そして、当然ですがKGIは数値で計測可能な指標を定めます。数値で計測可能なKGIでないと評価する人によって達成/未達成が変わるといった曖昧な事態になりかねません。
3.KFSの設定
3番目にKFSの設定をします。
KFSの設定は以下の手順で進めます。
- ゴール達成までのプロセスを洗い出す
- 各プロセスを数値・計算式に変換する
- コントロール可能かつゴールへの影響度が大きいプロセスを絞る
- KFSを選ぶ
KFSの設定についての詳細は別の記事でご紹介させていただきます。
4.KPIの設定
ゴール、KGI、KFSの設定が終われば最後にKPIの設定をします。
ここまで来ればお分かりの通り、KFSを数値化するのみです。
KPI設定のポイントは、設定したKPIを達成していけば、KGI達成ができる水準の高さで設定することがポイントです。
KPIマネジメントのやり方
KPIを設定したら、KPIを使って組織の実績進捗を管理します。
ここでは、KPIマネジメントの定義とKPIマネジメントのやり方についてご説明します。
KPIマネジメントとは
まずはKPIマネジメントとは何かをご説明します。
KPIマネジメントとは、名前の通り「KPIを使って組織をマネジメントすること」です。
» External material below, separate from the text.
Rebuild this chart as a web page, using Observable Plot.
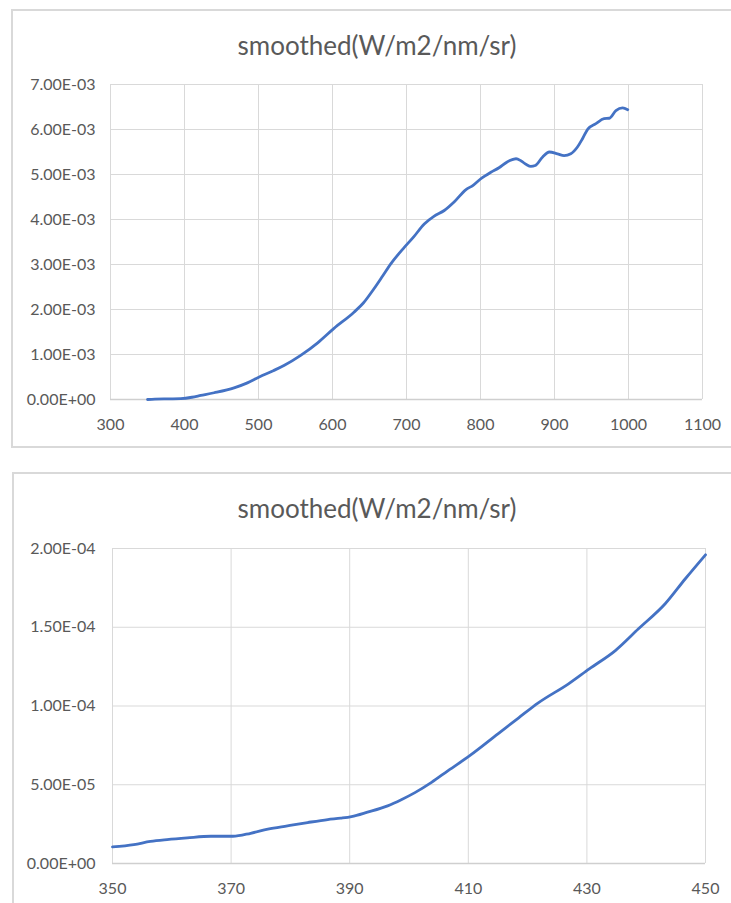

KPIマネジメントはPDCAの要素で以下のように分解できます。
- Plan:組織の実績・目標をKPIで設定
- Do:KPIの目標達成のために業務プロセスを設計・推進
- Check:定期的にKPIの進捗を確認
- Action:設定したKPIの見直し
KPIマネジメントのやり方
次にKPIマネジメントのやり方をご説明します。
KPI単体でのマネジメントは先ほどご説明した通り、P・D・C・Aの順番で推進します。ここではKPI単体ではなくKPIマネジメントの全体の流れをご説明します。
KPIマネジメントの全体の流れは以下のとおりです。
- ゴールの設定
- KGIの設定
- KGIまでの業務プロセスの分解
- KFSの特定
- KPIの設定
- 定期的な進捗管理
- 振り返り
- KPIの見直し
ゴールや、KGI、KFSの設定については先述したとおりです。
6.のプロセス以降について詳しくご説明します。
6.定期的な進捗管理
KPIを設定して、業務の推進が始まればKPIを定期的に進捗管理する必要があります。
進捗管理とは「実績取得」「目標達成状況の確認」「達成/未達の要因仮説と検証方法検討」に分けられます。
- 実績取得
- 目標達成状況の確認
- 達成/未達の要因仮説と検証方法検討
まず、事前に設計したとおりの頻度や指標で実績取得を行います。継続的かつ安定的に取得できるKPI指標を定めておくとこのプロセスが複雑ではなくなります。また、取得方法や実績の確認形式も事前に設計しておくことが必要です。
実績を取得したら、目標との差分を確認します。
達成あるいは未達している場合、KPI構造の中のどの要素(=プロセス)が影響しているのかを分解して確認しましょう。
目標-実績の進捗を確認したら、「なぜ未達なのか?」「何をしたら達成し続けられるのか?」の仮説を立てて、次の改善行動を決定します。
例えば営業組織におけるKPIマネジメントであれば、達成している部と未達の部の行動の差は何かを特定し、訪問後の提案実施率を改善すれば、KGIである受注件数の伸長に寄与するのでは?という仮説を立てます。その仮設に基づいて、翌週は「訪問後の提案実施率を現状+30%とする」などの改善計画を立てて、仮説が正しいかの検証を実施します。
7.振り返り
KPIマネジメントのやり方における、定期的な進捗管理の次のフェーズとして「振り返り」があります。
振り返りは基本的には定期的な進捗管理と同じことをしますが、定期的な進捗管理では実績確認の頻度が週次や月次であるのに対して、振り返りでは四半期や半期といった少し長いスパンで行うことが多いです。
定期的な進捗管理が個人単位の行動改善につなげるのに対して、振り返りでは組織レベルでの方針や戦略の見直しにつなげていくという目的の違いがあります。
8.KPIの見直し
KPIマネジメントの最後のフェーズは、「KPIの見直し」です。設定したKPIは未来永劫変わらないものではなく、外部環境や組織の方針に沿って定期的に見直すことが必要となります。
頻繁に見直してしまっては振り返りがしづらくなるので、頻繁に変える必要はありませんが、振り返りの頻度で見直しが必要かどうか判断をすることはおすすめです。
さいごに
KPIの定義や設定方法、KPI設定のコツ、KPIマネジメントのやり方についてご説明しました。
情報量の多い記事ですので、実際の業務に取りかかるときにこの記事を参考にしながら実業務を推進していただければ幸いです。あとから読み返せるようにブックマークをしておくことをおすすめします。